Our advice is simple: make keywords part of your digital marketing guide for SMBs from day one, not a tactic you bolt on later. The businesses that do this consistently are the ones that show up when it matters most.
Ready to amplify your SEO with smarter keywords?
If you’ve made it this far, you already understand something most businesses don’t: keywords aren’t just words. They’re the connective tissue between your business and the customers searching for exactly what you offer.

At Ascendly Marketing, we help SMBs move from guessing to growing. Our top-rated SEO services are built around the kind of targeted keyword strategy you’ve read about in this article. If you’re new to organic search, our organic SEO guide is a great starting point. And when you’re ready for a full-picture strategy, explore our comprehensive digital marketing services. Let’s build something that actually ranks.
Frequently asked questions
How do keywords actually impact my Google rankings?
Keywords signal to search engines what your page is about, boosting your chances of appearing for relevant search queries. The more closely your content matches what someone searches, the more likely Google is to show your page.

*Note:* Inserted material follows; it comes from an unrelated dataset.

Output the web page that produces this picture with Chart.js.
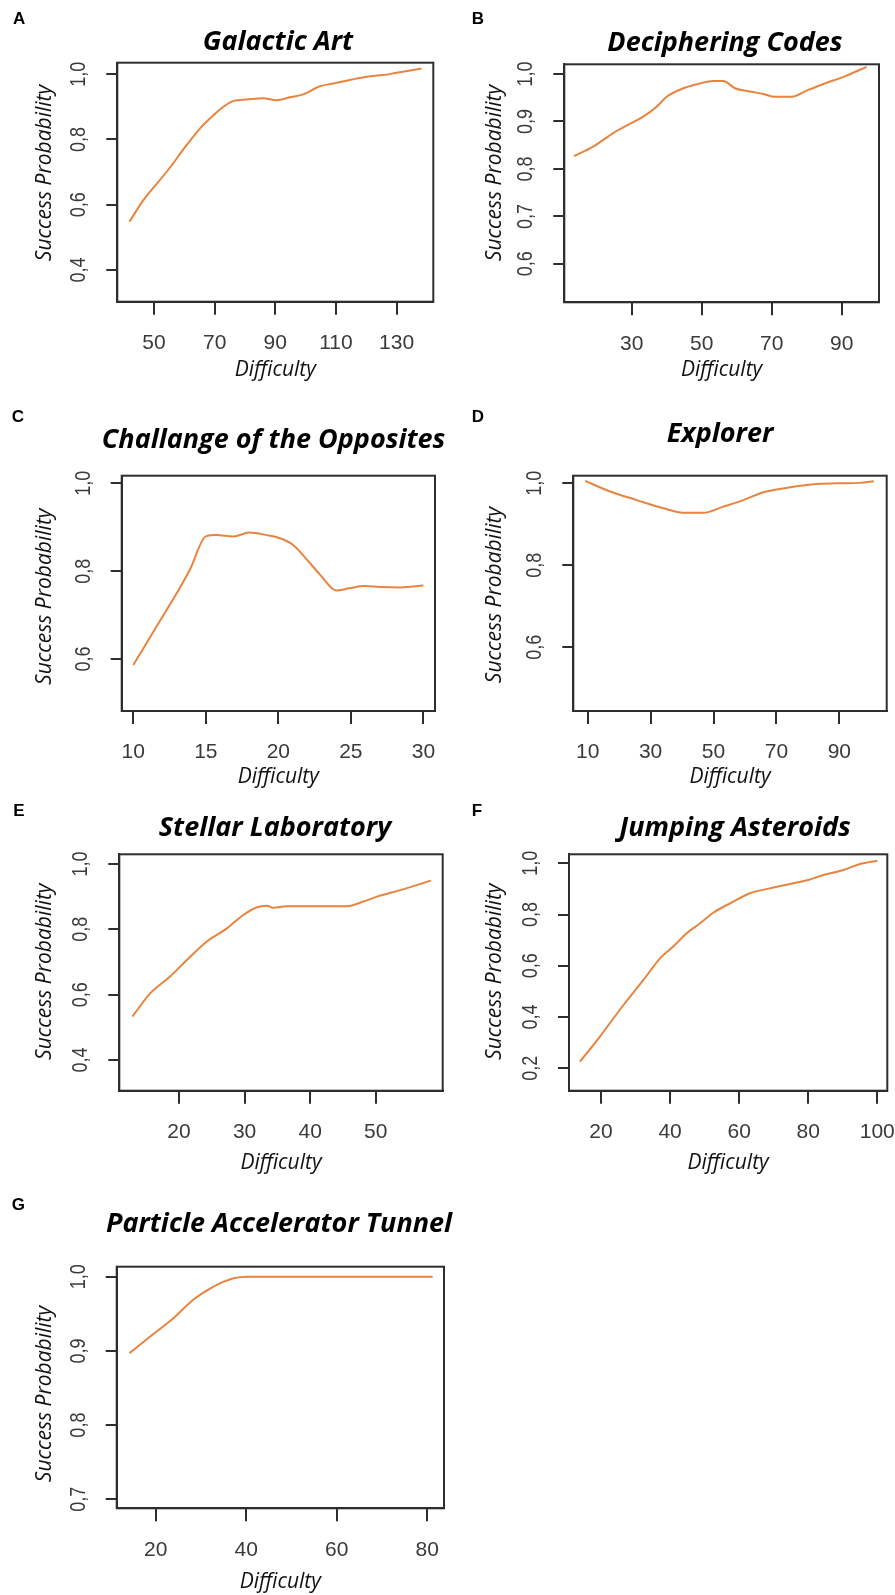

What is the difference between short-tail and long-tail keywords?
Short-tail keywords are broad and competitive, while long-tail keywords provide more targeted audiences with better conversion rates. For most SMBs, long-tail keywords offer faster wins and more qualified traffic.
How do I know if my keyword strategy is working?
Check if your organic traffic, search rankings, and conversions are rising over time. SEO ROI comes from tracking these three indicators consistently and making adjustments when they plateau.
How often should I update and optimize my keywords?
Review and refresh your keyword strategy at least quarterly to keep up with changing search trends and customer needs. Search behavior shifts faster than most business owners realize, so staying ahead of it protects your rankings.